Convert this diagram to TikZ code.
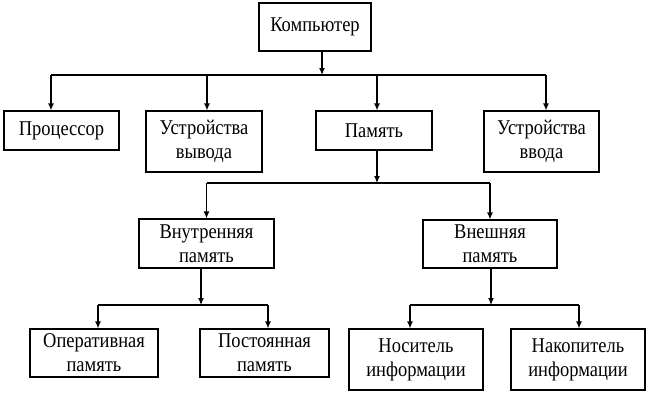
\documentclass[tikz,border=0pt]{standalone}
\usepackage{fontspec}
\setmainfont{Liberation Serif}[FakeStretch=0.88]
\usetikzlibrary{arrows.meta, positioning}
\tikzset{
  box/.style={rectangle,draw,line width=1.2pt,align=center,inner sep=0pt,
    font=\fontsize{21}{24}\selectfont},
  line/.style={-{Latex[length=7pt,width=6pt]},line width=1.2pt},
  bus/.style={line width=1.2pt}
}

\begin{document}
\begin{tikzpicture}[x=1pt,y=-1pt]
\useasboundingbox (0,0) rectangle (658,400);
% top level
\node[box, minimum width=112pt, minimum height=48pt] (comp) at (315,27) {Компьютер};
\node[box, minimum width=115pt, minimum height=39pt] (proc) at (61.5,130.5) {Процессор};
\node[box, minimum width=116pt, minimum height=61pt] (vyv) at (204,141.5) {Устройства\\вывода};
\node[box, minimum width=116pt, minimum height=39pt] (pam) at (374,130.5) {Память};
\node[box, minimum width=115pt, minimum height=61pt] (vvod) at (541.5,141.5) {Устройства\\ввода};
% memory
\node[box, minimum width=135pt, minimum height=49pt] (vnutr) at (206.5,243.5) {Внутренняя\\память};
\node[box, minimum width=134pt, minimum height=48pt] (vnesh) at (490,244) {Внешняя\\память};
\node[box, minimum width=128pt, minimum height=48pt] (oper) at (94,353) {Оперативная\\память};
\node[box, minimum width=129pt, minimum height=48pt] (post) at (264.5,353) {Постоянная\\память};
\node[box, minimum width=134pt, minimum height=61pt] (nos) at (416,359.5) {Носитель\\информации};
\node[box, minimum width=134pt, minimum height=61pt] (nak) at (578,359.5) {Накопитель\\информации};

% bus junctions
\coordinate (b1) at (322,75);
\coordinate (b2) at (377,183);
\coordinate (b3) at (201,305);
\coordinate (b4) at (491,305);

\draw[line] (comp.south -| b1) -- (b1);
\draw[bus] ([xshift=-10.5pt]proc.north |- b1) -- ([xshift=4.5pt]vvod.north |- b1);
\foreach \n/\dx in {proc/-10.5, vyv/3, pam/3, vvod/4.5}
  \draw[line] ([xshift=\dx pt]\n.north |- b1) -- ([xshift=\dx pt]\n.north);

\draw[line] (pam.south -| b2) -- (b2);
\draw[bus] (vnutr.north |- b2) -- (vnesh.north |- b2);
\foreach \n in {vnutr, vnesh}
  \draw[line] (\n.north |- b2) -- (\n.north);

\draw[line] (vnutr.south -| b3) -- (b3);
\draw[bus] ([xshift=4pt]oper.north |- b3) -- ([xshift=3.5pt]post.north |- b3);
\foreach \n/\dx in {oper/4, post/3.5}
  \draw[line] ([xshift=\dx pt]\n.north |- b3) -- ([xshift=\dx pt]\n.north);

\draw[line] (vnesh.south -| b4) -- (b4);
\draw[bus] ([xshift=-6pt]nos.north |- b4) -- ([xshift=1pt]nak.north |- b4);
\foreach \n/\dx in {nos/-6, nak/1}
  \draw[line] ([xshift=\dx pt]\n.north |- b4) -- ([xshift=\dx pt]\n.north);
\end{tikzpicture}
\end{document}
######
* TASK DIRECTIONS
Except for the pictures, reproduce every line exactly.

* RESPONSE BELOW
Convert this diagram to TikZ code.
\documentclass[tikz,border=0pt]{standalone}
\usepackage{fontspec}
\setmainfont{Liberation Serif}[FakeStretch=0.88]
\usetikzlibrary{arrows.meta, positioning}
\tikzset{
  box/.style={rectangle,draw,line width=1.2pt,align=center,inner sep=0pt,
    font=\fontsize{21}{24}\selectfont},
  line/.style={-{Latex[length=7pt,width=6pt]},line width=1.2pt},
  bus/.style={line width=1.2pt}
}

\begin{document}
\begin{tikzpicture}[x=1pt,y=-1pt]
\useasboundingbox (0,0) rectangle (658,400);
% top level
\node[box, minimum width=112pt, minimum height=48pt] (comp) at (315,27) {Компьютер};
\node[box, minimum width=115pt, minimum height=39pt] (proc) at (61.5,130.5) {Процессор};
\node[box, minimum width=116pt, minimum height=61pt] (vyv) at (204,141.5) {Устройства\\вывода};
\node[box, minimum width=116pt, minimum height=39pt] (pam) at (374,130.5) {Память};
\node[box, minimum width=115pt, minimum height=61pt] (vvod) at (541.5,141.5) {Устройства\\ввода};
% memory
\node[box, minimum width=135pt, minimum height=49pt] (vnutr) at (206.5,243.5) {Внутренняя\\память};
\node[box, minimum width=134pt, minimum height=48pt] (vnesh) at (490,244) {Внешняя\\память};
\node[box, minimum width=128pt, minimum height=48pt] (oper) at (94,353) {Оперативная\\память};
\node[box, minimum width=129pt, minimum height=48pt] (post) at (264.5,353) {Постоянная\\память};
\node[box, minimum width=134pt, minimum height=61pt] (nos) at (416,359.5) {Носитель\\информации};
\node[box, minimum width=134pt, minimum height=61pt] (nak) at (578,359.5) {Накопитель\\информации};

% bus junctions
\coordinate (b1) at (322,75);
\coordinate (b2) at (377,183);
\coordinate (b3) at (201,305);
\coordinate (b4) at (491,305);

\draw[line] (comp.south -| b1) -- (b1);
\draw[bus] ([xshift=-10.5pt]proc.north |- b1) -- ([xshift=4.5pt]vvod.north |- b1);
\foreach \n/\dx in {proc/-10.5, vyv/3, pam/3, vvod/4.5}
  \draw[line] ([xshift=\dx pt]\n.north |- b1) -- ([xshift=\dx pt]\n.north);

\draw[line] (pam.south -| b2) -- (b2);
\draw[bus] (vnutr.north |- b2) -- (vnesh.north |- b2);
\foreach \n in {vnutr, vnesh}
  \draw[line] (\n.north |- b2) -- (\n.north);

\draw[line] (vnutr.south -| b3) -- (b3);
\draw[bus] ([xshift=4pt]oper.north |- b3) -- ([xshift=3.5pt]post.north |- b3);
\foreach \n/\dx in {oper/4, post/3.5}
  \draw[line] ([xshift=\dx pt]\n.north |- b3) -- ([xshift=\dx pt]\n.north);

\draw[line] (vnesh.south -| b4) -- (b4);
\draw[bus] ([xshift=-6pt]nos.north |- b4) -- ([xshift=1pt]nak.north |- b4);
\foreach \n/\dx in {nos/-6, nak/1}
  \draw[line] ([xshift=\dx pt]\n.north |- b4) -- ([xshift=\dx pt]\n.north);
\end{tikzpicture}
\end{document}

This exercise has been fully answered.